SET PROBLEM:
Show each line from the listing that includes the word "this".
------
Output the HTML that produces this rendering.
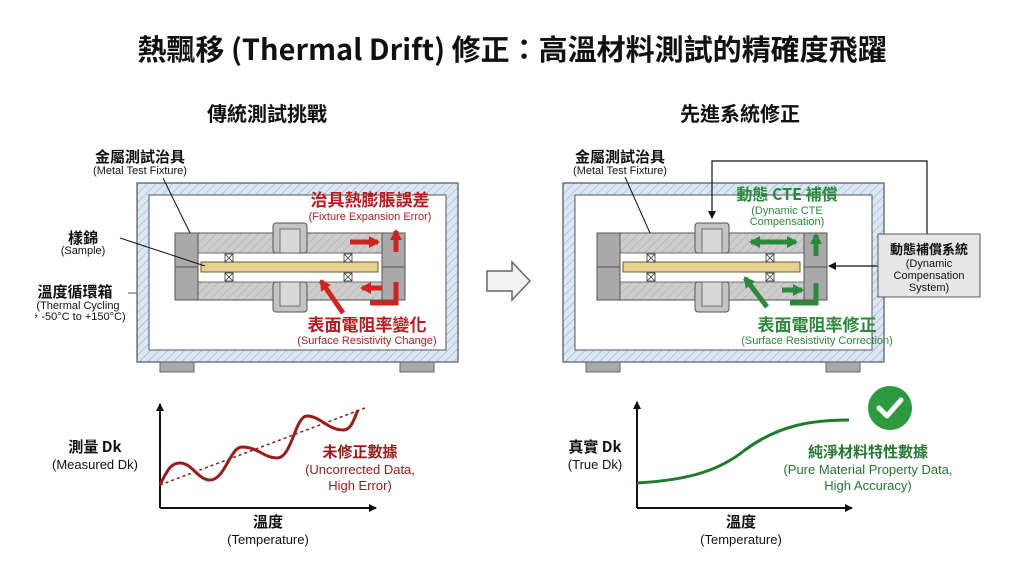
<!DOCTYPE html>
<html><head><meta charset="utf-8"><style>
html,body{margin:0;padding:0;background:#fff;}
svg{display:block;}
text{font-family:"Liberation Sans","Noto Sans CJK TC",sans-serif;}
.cj{font-family:"Noto Sans CJK TC","Liberation Sans",sans-serif;}
</style></head><body>
<svg width="1024" height="572" viewBox="0 0 1024 572" xmlns="http://www.w3.org/2000/svg">
<defs>
<pattern id="hb" width="6" height="6" patternUnits="userSpaceOnUse" patternTransform="rotate(45)">
<rect width="6" height="6" fill="#dbe8f4"/><line x1="0" y1="0" x2="0" y2="6" stroke="#8fb1d1" stroke-width="1.2"/></pattern>
<pattern id="hg" width="6" height="6" patternUnits="userSpaceOnUse" patternTransform="rotate(45)">
<rect width="6" height="6" fill="#cdcdcd"/><line x1="0" y1="0" x2="0" y2="6" stroke="#a9a9a9" stroke-width="1"/></pattern>
<marker id="ak" markerWidth="8" markerHeight="8" refX="7" refY="4" orient="auto" markerUnits="userSpaceOnUse"><path d="M0,0 L8,4 L0,8z" fill="#111"/></marker>
<marker id="ar" markerWidth="14" markerHeight="14" refX="9" refY="7" orient="auto" markerUnits="userSpaceOnUse"><path d="M0,1 L11,7 L0,13z" fill="#d0231f"/></marker>
<marker id="ag" markerWidth="14" markerHeight="14" refX="9" refY="7" orient="auto" markerUnits="userSpaceOnUse"><path d="M0,1 L11,7 L0,13z" fill="#2a8a3a"/></marker>
<marker id="ag2" markerWidth="14" markerHeight="14" refX="2" refY="7" orient="auto" markerUnits="userSpaceOnUse"><path d="M11,1 L0,7 L11,13z" fill="#2a8a3a"/></marker>
<g id="fix">
<rect x="198" y="233" width="185" height="67" fill="url(#hg)" stroke="#555" stroke-width="1"/>
<rect x="198" y="253" width="184" height="29" fill="#fff" stroke="#555" stroke-width="0.8"/>
<rect x="175" y="233" width="23" height="67" fill="#a9a9a9" stroke="#555"/>
<line x1="175" y1="267" x2="198" y2="267" stroke="#555"/>
<rect x="382" y="233" width="23" height="67" fill="#a9a9a9" stroke="#555"/>
<line x1="382" y1="267" x2="405" y2="267" stroke="#555"/>
<rect x="273" y="223" width="34" height="30" rx="3" fill="#c4c4c4" stroke="#555"/>
<rect x="280" y="229" width="20" height="24" fill="#d8d8d8" stroke="#555" stroke-width="0.8"/>
<rect x="273" y="282" width="34" height="30" rx="3" fill="#c4c4c4" stroke="#555"/>
<rect x="280" y="282" width="20" height="24" fill="#d8d8d8" stroke="#555" stroke-width="0.8"/>
<rect x="201" y="262" width="177" height="10" fill="#e8d08f" stroke="#6b5a2a" stroke-width="1"/>
<g stroke="#333" stroke-width="0.8" fill="#fff">
<rect x="225" y="254" width="8" height="8"/><path d="M225,254 L233,262 M233,254 L225,262"/>
<rect x="225" y="273" width="8" height="8"/><path d="M225,273 L233,281 M233,273 L225,281"/>
<rect x="344" y="254" width="8" height="8"/><path d="M344,254 L352,262 M352,254 L344,262"/>
<rect x="344" y="273" width="8" height="8"/><path d="M344,273 L352,281 M352,273 L344,281"/>
</g></g>
<g id="chamber">
<rect x="137" y="183" width="321" height="179" fill="url(#hb)" stroke="#555" stroke-width="1.2"/>
<rect x="149" y="195" width="297" height="155" fill="#fff" stroke="#555" stroke-width="1"/>
<rect x="160" y="362" width="34" height="10" fill="#a9a9a9" stroke="#666"/>
<rect x="400" y="362" width="34" height="10" fill="#a9a9a9" stroke="#666"/>
</g>
</defs>

<text x="512" y="60" text-anchor="middle" font-size="29" font-weight="bold" fill="#111" class="cj">熱飄移 (Thermal Drift) 修正：高溫材料測試的精確度飛躍</text>
<text x="267" y="121" text-anchor="middle" font-size="20" font-weight="bold" fill="#111" class="cj">傳統測試挑戰</text>
<text x="740" y="121" text-anchor="middle" font-size="20" font-weight="bold" fill="#111" class="cj">先進系統修正</text>

<use href="#chamber"/>
<use href="#fix"/>
<g stroke="#d0231f" stroke-width="5" fill="none">
<line x1="350" y1="242" x2="378" y2="242" marker-end="url(#ar)"/>
<line x1="396" y1="252" x2="396" y2="231" marker-end="url(#ar)"/>
<line x1="382" y1="288" x2="362" y2="288" marker-end="url(#ar)"/>
<polyline points="396,282 396,303 370,303"/>
<line x1="343" y1="313" x2="321" y2="281" marker-end="url(#ar)"/>
</g>
<text x="370" y="206" text-anchor="middle" font-size="17" font-weight="bold" fill="#c0171c" class="cj">治具熱膨脹誤差</text>
<text x="370" y="220" text-anchor="middle" font-size="11" fill="#c0171c">(Fixture Expansion Error)</text>
<text x="367" y="331" text-anchor="middle" font-size="17" font-weight="bold" fill="#c0171c" class="cj">表面電阻率變化</text>
<text x="367" y="344" text-anchor="middle" font-size="11" fill="#c0171c">(Surface Resistivity Change)</text>
<text x="140" y="162" text-anchor="middle" font-size="15" font-weight="bold" fill="#111" class="cj">金屬測試治具</text>
<text x="140" y="174" text-anchor="middle" font-size="11" fill="#111">(Metal Test Fixture)</text>
<line x1="163" y1="178" x2="190" y2="233" stroke="#111"/>
<text x="83" y="243" text-anchor="middle" font-size="15" font-weight="bold" fill="#111" class="cj">樣錦</text>
<text x="83" y="254" text-anchor="middle" font-size="11" fill="#111">(Sample)</text>
<line x1="120" y1="238" x2="205" y2="266" stroke="#111"/>
<text x="75" y="297" text-anchor="middle" font-size="15" font-weight="bold" fill="#111" class="cj">溫度循環箱</text>
<line x1="128" y1="293" x2="137" y2="293" stroke="#555"/>
<text x="78" y="309" text-anchor="middle" font-size="11" fill="#111">(Thermal Cycling</text>
<text x="78" y="320" text-anchor="middle" font-size="11" fill="#111">，-50°C to +150°C)</text>

<path d="M487,271 L512,271 L512,262 L530,281 L512,300 L512,291 L487,291z" fill="#f2f2f2" stroke="#666" stroke-width="1.5"/>

<g transform="translate(426,0)"><use href="#chamber"/></g>
<g transform="translate(422,0)"><use href="#fix"/></g>
<polyline points="927,234 927,161 712,161 712,218" fill="none" stroke="#111" stroke-width="1.2" marker-end="url(#ak)"/>
<line x1="878" y1="266" x2="829" y2="266" stroke="#111" stroke-width="1.2" marker-end="url(#ak)"/>
<rect x="878" y="234" width="102" height="63" fill="#e6e6e6" stroke="#555"/>
<text x="929" y="254" text-anchor="middle" font-size="13" font-weight="bold" fill="#111" class="cj">動態補償系統</text>
<text x="929" y="267" text-anchor="middle" font-size="11" fill="#111">(Dynamic</text>
<text x="929" y="279" text-anchor="middle" font-size="11" fill="#111">Compensation</text>
<text x="929" y="291" text-anchor="middle" font-size="11" fill="#111">System)</text>
<g stroke="#2a8a3a" stroke-width="5" fill="none">
<line x1="751" y1="242" x2="796" y2="242" marker-start="url(#ag2)" marker-end="url(#ag)"/>
<line x1="816" y1="256" x2="816" y2="235" marker-end="url(#ag)"/>
<line x1="782" y1="290" x2="802" y2="290" marker-end="url(#ag)"/>
<polyline points="816,283 816,303 790,303"/>
<line x1="767" y1="307" x2="745" y2="278" marker-end="url(#ag)"/>
</g>
<text x="787" y="200" text-anchor="middle" font-size="16" font-weight="bold" fill="#2a8a3a" class="cj">動態 CTE 補償</text>
<text x="787" y="214" text-anchor="middle" font-size="11" fill="#2a8a3a">(Dynamic CTE</text>
<text x="787" y="225" text-anchor="middle" font-size="11" fill="#2a8a3a">Compensation)</text>
<text x="817" y="331" text-anchor="middle" font-size="17" font-weight="bold" fill="#2a8a3a" class="cj">表面電阻率修正</text>
<text x="817" y="344" text-anchor="middle" font-size="11" fill="#2a8a3a">(Surface Resistivity Correction)</text>
<text x="620" y="162" text-anchor="middle" font-size="15" font-weight="bold" fill="#111" class="cj">金屬測試治具</text>
<text x="620" y="174" text-anchor="middle" font-size="11" fill="#111">(Metal Test Fixture)</text>
<line x1="625" y1="177" x2="650" y2="233" stroke="#111"/>

<line x1="160" y1="508" x2="160" y2="404" stroke="#111" stroke-width="2" marker-end="url(#ak)"/>
<line x1="160" y1="508" x2="376" y2="508" stroke="#111" stroke-width="2" marker-end="url(#ak)"/>
<line x1="160" y1="485" x2="365" y2="408" stroke="#8b1a1a" stroke-width="1.5" stroke-dasharray="3,3"/>
<path d="M160,485 C168,468 172,463 180,463 C192,463 198,480 210,480 C225,480 230,447 242,447 C258,447 264,458 277,458 C292,458 295,416 307,416 C320,416 328,430 343,430 C352,430 354,418 358,410" fill="none" stroke="#9b1b1b" stroke-width="3"/>
<text x="95" y="452" text-anchor="middle" font-size="15" font-weight="bold" fill="#111" class="cj">測量 Dk</text>
<text x="95" y="469" text-anchor="middle" font-size="13" fill="#111">(Measured Dk)</text>
<text x="360" y="457" text-anchor="middle" font-size="15" font-weight="bold" fill="#a31818" class="cj">未修正數據</text>
<text x="360" y="474" text-anchor="middle" font-size="13" fill="#a31818">(Uncorrected Data,</text>
<text x="360" y="490" text-anchor="middle" font-size="13" fill="#a31818">High Error)</text>
<text x="268" y="527" text-anchor="middle" font-size="15" font-weight="bold" fill="#111" class="cj">溫度</text>
<text x="268" y="544" text-anchor="middle" font-size="13" fill="#111">(Temperature)</text>

<line x1="637" y1="508" x2="637" y2="402" stroke="#111" stroke-width="2" marker-end="url(#ak)"/>
<line x1="637" y1="508" x2="852" y2="508" stroke="#111" stroke-width="2" marker-end="url(#ak)"/>
<path d="M637,483 C690,480 720,470 745,450 C780,424 815,420 849,420" fill="none" stroke="#1f7a2e" stroke-width="3"/>
<circle cx="890" cy="408" r="22" fill="#2e9a40"/>
<path d="M879,408 L887,416 L901,400" fill="none" stroke="#fff" stroke-width="5" stroke-linecap="round" stroke-linejoin="round"/>
<text x="595" y="452" text-anchor="middle" font-size="15" font-weight="bold" fill="#111" class="cj">真實 Dk</text>
<text x="595" y="469" text-anchor="middle" font-size="13" fill="#111">(True Dk)</text>
<text x="868" y="457" text-anchor="middle" font-size="15" font-weight="bold" fill="#1f7a2e" class="cj">純淨材料特性數據</text>
<text x="868" y="474" text-anchor="middle" font-size="13" fill="#1f7a2e">(Pure Material Property Data,</text>
<text x="868" y="490" text-anchor="middle" font-size="13" fill="#1f7a2e">High Accuracy)</text>
<text x="741" y="527" text-anchor="middle" font-size="15" font-weight="bold" fill="#111" class="cj">溫度</text>
<text x="741" y="544" text-anchor="middle" font-size="13" fill="#111">(Temperature)</text>
</svg>
</body></html>
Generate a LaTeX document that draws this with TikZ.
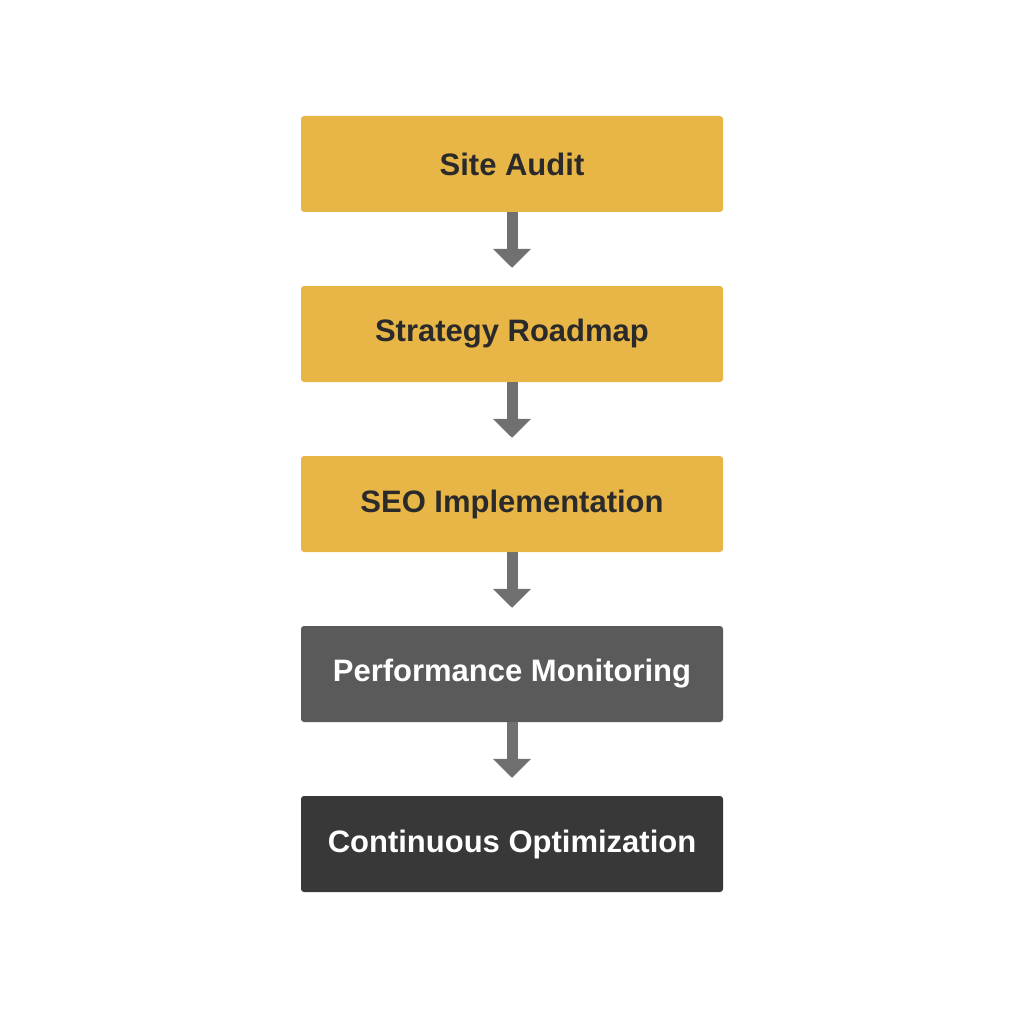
\documentclass[tikz,border=0pt]{standalone}
\usepackage{fontspec}
\setmainfont{Liberation Sans}
\usetikzlibrary{arrows.meta}

\definecolor{stepyellow}{HTML}{E8B547}
\definecolor{stepgray}{HTML}{5A5A5A}
\definecolor{stepdark}{HTML}{383838}
\definecolor{arrowgray}{HTML}{707070}
\definecolor{textdark}{HTML}{2A2A2A}

\begin{document}
\begin{tikzpicture}[x=1pt,y=-1pt,
  stage/.style={rectangle, rounded corners=3pt, minimum width=422pt, minimum height=96pt,
    inner sep=0pt, font=\fontsize{31}{36}\selectfont\bfseries},
  flow/.style={arrowgray, line width=11pt, -{Triangle[width=37pt,length=19pt]}, shorten >=18pt}]
\useasboundingbox (0,0) rectangle (1024,1024);

\node[stage, fill=stepyellow, text=textdark] (audit) at (512,164) {Site Audit};
\node[stage, fill=stepyellow, text=textdark] (roadmap) at (512,334) {Strategy Roadmap};
\node[stage, fill=stepyellow, text=textdark] (seo) at (512,504) {SEO Implementation};
\node[stage, fill=stepgray, text=white] (monitor) at (512,674) {Performance Monitoring};
\node[stage, fill=stepdark, text=white] (optim) at (512,844) {Continuous Optimization};

\draw[flow] (audit) -- (roadmap);
\draw[flow] (roadmap) -- (seo);
\draw[flow] (seo) -- (monitor);
\draw[flow] (monitor) -- (optim);
\end{tikzpicture}
\end{document}
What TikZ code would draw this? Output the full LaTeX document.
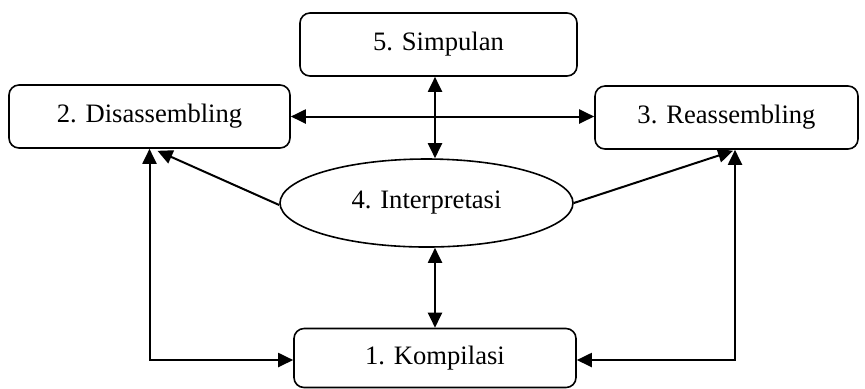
\documentclass[tikz,border=0pt]{standalone}
\usepackage{fontspec}
\setmainfont{Liberation Serif}
\usetikzlibrary{arrows.meta,shapes.geometric}
\begin{document}
\begin{tikzpicture}[x=0.5pt,y=-0.5pt,
  box/.style={draw,line width=0.8pt,rounded corners=5pt,minimum height=31.5pt,inner sep=0pt,font=\fontsize{13.3}{16}\selectfont},
  oval/.style={draw,line width=0.8pt,ellipse,minimum width=146.5pt,minimum height=44pt,inner sep=0pt,font=\fontsize{13.3}{16}\selectfont},
  arr/.style={line width=1pt,-{Triangle[length=7.5pt,width=7pt]}},
  arrs/.style={line width=1pt,{Triangle[length=7.5pt,width=7pt]}-{Triangle[length=7.5pt,width=7pt]}}]
\useasboundingbox(0,0)rectangle(865,388);
%boxes
\node[box,minimum width=138.5pt](simp)at(438.5,44.5){5. Simpulan};
\node[box,minimum width=140.5pt](dis)at(149.5,116.5){2. Disassembling};
\node[box,minimum width=131.5pt](reas)at(726.5,117.5){3. Reassembling};
\node[oval](interp)at(426.5,203){4. Interpretasi};
\node[box,minimum width=141pt,minimum height=29.5pt](komp)at(435,358){1. Kompilasi};
%helper points
\coordinate(dtip)at([xshift=4pt,yshift=-1pt]dis.south);
\coordinate(rtip)at([xshift=3.25pt,yshift=-0.5pt]reas.south);
\coordinate(rleg)at([xshift=4.25pt]reas.south);
\coordinate(kleft)at([yshift=-1pt]komp.west);
\coordinate(kright)at([yshift=-1pt]komp.east);
%arrows
\draw[arrs](simp.south-|komp.north)--(interp.north-|komp.north);
\draw[arrs](interp.south-|komp.north)--(komp.north);
\draw[arrs](dis.east)--(dis.east-|reas.west);
\draw[arr]([yshift=-1pt]interp.west)--(dtip);
\draw[arr](interp.east)--(rtip);
\draw[arrs](dis.south)|-(kleft);
\draw[arrs](rleg)|-(kright);
\end{tikzpicture}
\end{document}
------
THE OUTPUT:
Output the HTML that produces this rendering.
Generate a LaTeX document that draws this with TikZ.
What TikZ code would draw this? Output the full LaTeX document.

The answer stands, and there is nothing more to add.